**SUPPLIED INFORMATION**

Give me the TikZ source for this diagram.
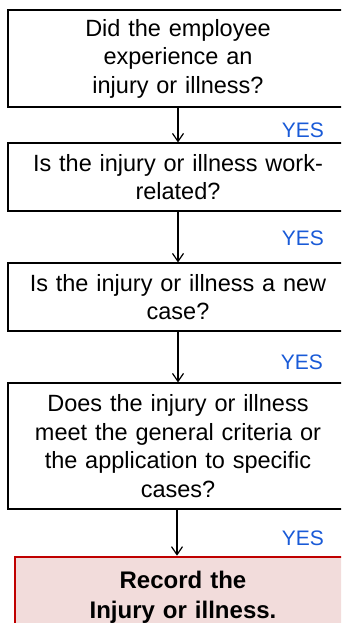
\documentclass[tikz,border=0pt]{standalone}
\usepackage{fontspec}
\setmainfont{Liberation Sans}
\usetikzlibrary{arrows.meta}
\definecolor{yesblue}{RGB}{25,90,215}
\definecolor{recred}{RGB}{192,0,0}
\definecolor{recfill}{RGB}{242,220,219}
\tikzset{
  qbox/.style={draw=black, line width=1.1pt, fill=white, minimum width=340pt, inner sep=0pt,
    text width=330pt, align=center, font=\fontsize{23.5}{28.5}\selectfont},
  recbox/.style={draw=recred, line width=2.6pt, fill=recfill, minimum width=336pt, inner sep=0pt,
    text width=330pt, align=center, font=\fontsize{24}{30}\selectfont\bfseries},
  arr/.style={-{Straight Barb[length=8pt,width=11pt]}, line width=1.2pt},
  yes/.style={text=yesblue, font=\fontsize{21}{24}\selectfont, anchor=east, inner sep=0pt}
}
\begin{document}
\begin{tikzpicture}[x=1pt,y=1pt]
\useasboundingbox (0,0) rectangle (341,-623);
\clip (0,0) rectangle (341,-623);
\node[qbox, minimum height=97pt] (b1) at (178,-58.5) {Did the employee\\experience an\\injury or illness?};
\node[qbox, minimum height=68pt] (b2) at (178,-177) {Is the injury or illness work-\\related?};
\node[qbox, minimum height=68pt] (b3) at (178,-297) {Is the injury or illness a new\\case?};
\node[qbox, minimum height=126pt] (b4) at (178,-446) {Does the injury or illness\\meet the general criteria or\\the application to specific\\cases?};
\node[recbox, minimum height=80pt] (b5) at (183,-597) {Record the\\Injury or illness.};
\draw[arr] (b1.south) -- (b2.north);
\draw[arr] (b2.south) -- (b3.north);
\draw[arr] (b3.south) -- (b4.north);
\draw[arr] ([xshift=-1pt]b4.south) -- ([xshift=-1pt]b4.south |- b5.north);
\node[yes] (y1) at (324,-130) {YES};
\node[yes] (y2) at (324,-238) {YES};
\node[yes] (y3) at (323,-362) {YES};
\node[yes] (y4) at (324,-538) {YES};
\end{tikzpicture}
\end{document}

**EXERCISE GOAL**
Output the data above without changes, apart from leaving out the pictures.

**TASK OUTPUT**
Give me the TikZ source for this diagram.
\documentclass[tikz,border=0pt]{standalone}
\usepackage{fontspec}
\setmainfont{Liberation Sans}
\usetikzlibrary{arrows.meta}
\definecolor{yesblue}{RGB}{25,90,215}
\definecolor{recred}{RGB}{192,0,0}
\definecolor{recfill}{RGB}{242,220,219}
\tikzset{
  qbox/.style={draw=black, line width=1.1pt, fill=white, minimum width=340pt, inner sep=0pt,
    text width=330pt, align=center, font=\fontsize{23.5}{28.5}\selectfont},
  recbox/.style={draw=recred, line width=2.6pt, fill=recfill, minimum width=336pt, inner sep=0pt,
    text width=330pt, align=center, font=\fontsize{24}{30}\selectfont\bfseries},
  arr/.style={-{Straight Barb[length=8pt,width=11pt]}, line width=1.2pt},
  yes/.style={text=yesblue, font=\fontsize{21}{24}\selectfont, anchor=east, inner sep=0pt}
}
\begin{document}
\begin{tikzpicture}[x=1pt,y=1pt]
\useasboundingbox (0,0) rectangle (341,-623);
\clip (0,0) rectangle (341,-623);
\node[qbox, minimum height=97pt] (b1) at (178,-58.5) {Did the employee\\experience an\\injury or illness?};
\node[qbox, minimum height=68pt] (b2) at (178,-177) {Is the injury or illness work-\\related?};
\node[qbox, minimum height=68pt] (b3) at (178,-297) {Is the injury or illness a new\\case?};
\node[qbox, minimum height=126pt] (b4) at (178,-446) {Does the injury or illness\\meet the general criteria or\\the application to specific\\cases?};
\node[recbox, minimum height=80pt] (b5) at (183,-597) {Record the\\Injury or illness.};
\draw[arr] (b1.south) -- (b2.north);
\draw[arr] (b2.south) -- (b3.north);
\draw[arr] (b3.south) -- (b4.north);
\draw[arr] ([xshift=-1pt]b4.south) -- ([xshift=-1pt]b4.south |- b5.north);
\node[yes] (y1) at (324,-130) {YES};
\node[yes] (y2) at (324,-238) {YES};
\node[yes] (y3) at (323,-362) {YES};
\node[yes] (y4) at (324,-538) {YES};
\end{tikzpicture}
\end{document}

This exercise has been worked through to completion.